[Dataset items]
begin

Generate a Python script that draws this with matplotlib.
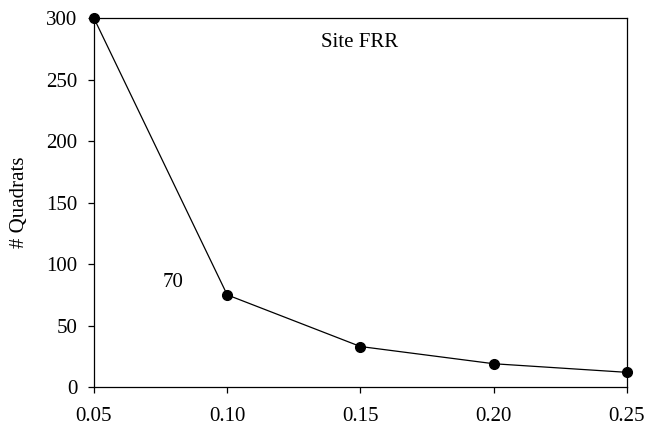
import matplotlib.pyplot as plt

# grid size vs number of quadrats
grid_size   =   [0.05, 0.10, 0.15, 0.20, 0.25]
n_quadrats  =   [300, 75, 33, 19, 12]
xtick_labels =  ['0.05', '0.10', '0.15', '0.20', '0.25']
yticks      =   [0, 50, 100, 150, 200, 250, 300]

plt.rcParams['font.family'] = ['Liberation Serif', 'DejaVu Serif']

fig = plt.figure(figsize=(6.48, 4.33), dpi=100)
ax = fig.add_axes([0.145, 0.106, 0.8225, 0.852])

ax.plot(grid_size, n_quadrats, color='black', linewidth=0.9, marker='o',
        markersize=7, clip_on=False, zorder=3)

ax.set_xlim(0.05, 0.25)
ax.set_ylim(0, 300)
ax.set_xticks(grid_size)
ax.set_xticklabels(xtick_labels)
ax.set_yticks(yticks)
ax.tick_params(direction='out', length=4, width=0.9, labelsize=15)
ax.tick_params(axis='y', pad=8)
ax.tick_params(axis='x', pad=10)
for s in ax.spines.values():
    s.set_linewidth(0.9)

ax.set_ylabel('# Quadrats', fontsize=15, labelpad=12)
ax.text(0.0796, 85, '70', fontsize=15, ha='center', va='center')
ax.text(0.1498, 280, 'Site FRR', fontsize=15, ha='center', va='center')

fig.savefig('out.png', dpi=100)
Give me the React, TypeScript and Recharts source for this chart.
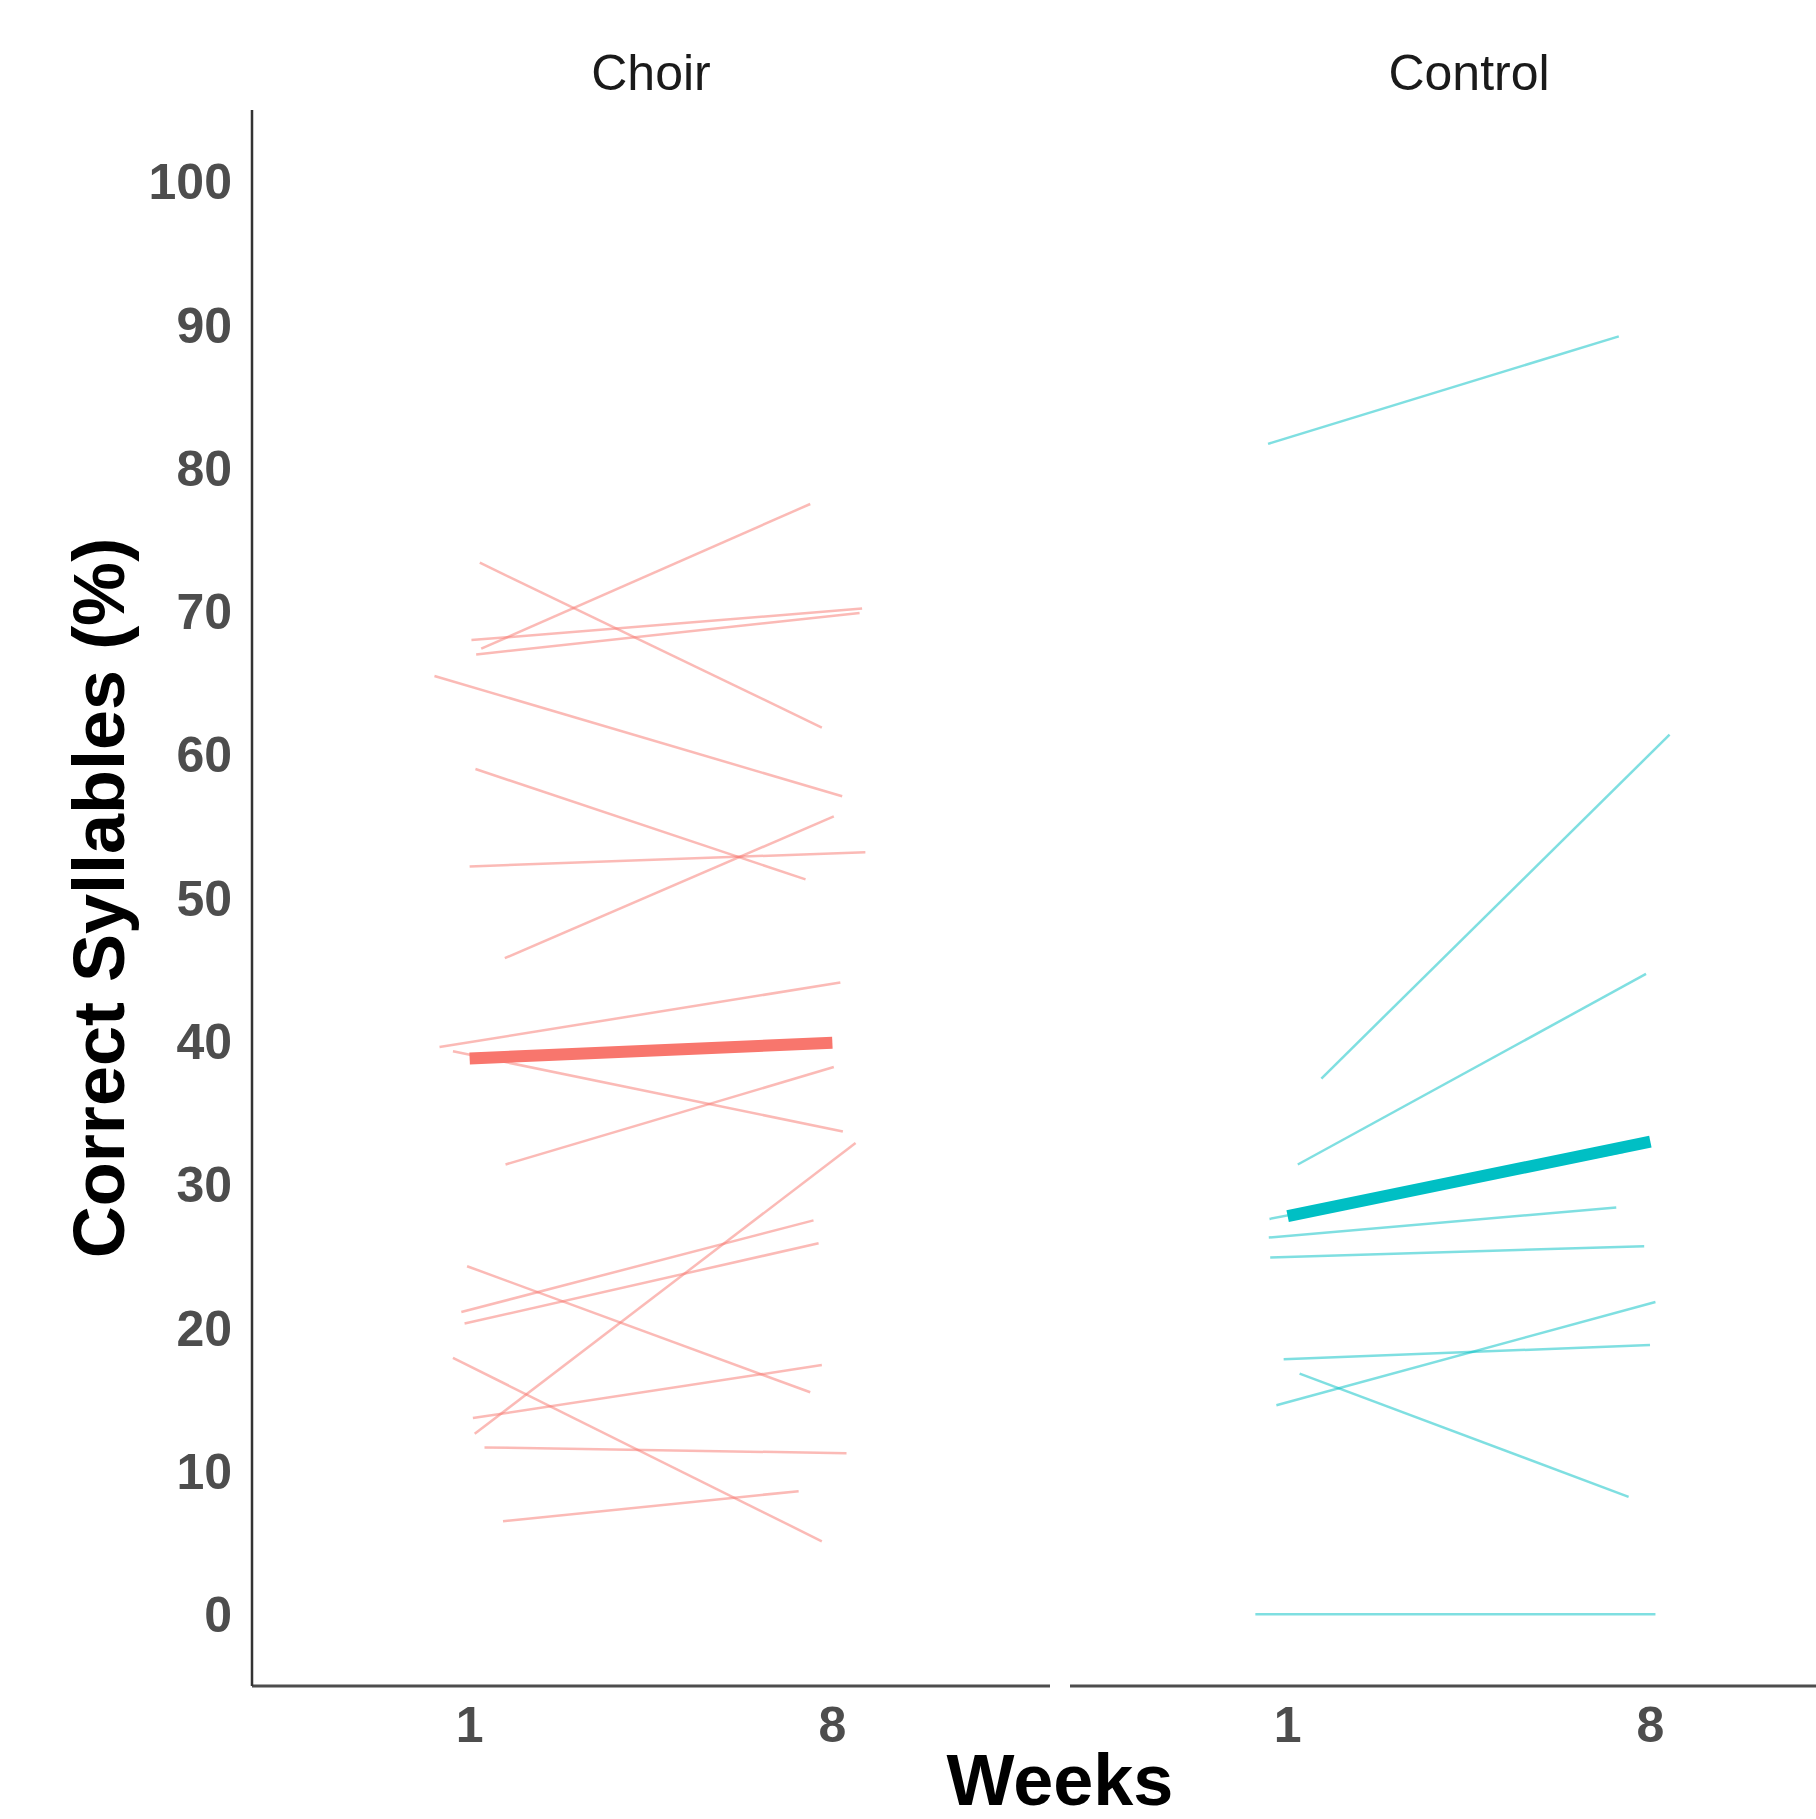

end

• TASK TO COMPLETE:
Exclude the pictures and repeat every other part of the records word for word.

• RIGHT ANSWER:
Generate a Python script that draws this with matplotlib.
import matplotlib.pyplot as plt

# grid size vs number of quadrats
grid_size   =   [0.05, 0.10, 0.15, 0.20, 0.25]
n_quadrats  =   [300, 75, 33, 19, 12]
xtick_labels =  ['0.05', '0.10', '0.15', '0.20', '0.25']
yticks      =   [0, 50, 100, 150, 200, 250, 300]

plt.rcParams['font.family'] = ['Liberation Serif', 'DejaVu Serif']

fig = plt.figure(figsize=(6.48, 4.33), dpi=100)
ax = fig.add_axes([0.145, 0.106, 0.8225, 0.852])

ax.plot(grid_size, n_quadrats, color='black', linewidth=0.9, marker='o',
        markersize=7, clip_on=False, zorder=3)

ax.set_xlim(0.05, 0.25)
ax.set_ylim(0, 300)
ax.set_xticks(grid_size)
ax.set_xticklabels(xtick_labels)
ax.set_yticks(yticks)
ax.tick_params(direction='out', length=4, width=0.9, labelsize=15)
ax.tick_params(axis='y', pad=8)
ax.tick_params(axis='x', pad=10)
for s in ax.spines.values():
    s.set_linewidth(0.9)

ax.set_ylabel('# Quadrats', fontsize=15, labelpad=12)
ax.text(0.0796, 85, '70', fontsize=15, ha='center', va='center')
ax.text(0.1498, 280, 'Site FRR', fontsize=15, ha='center', va='center')

fig.savefig('out.png', dpi=100)
Give me the React, TypeScript and Recharts source for this chart.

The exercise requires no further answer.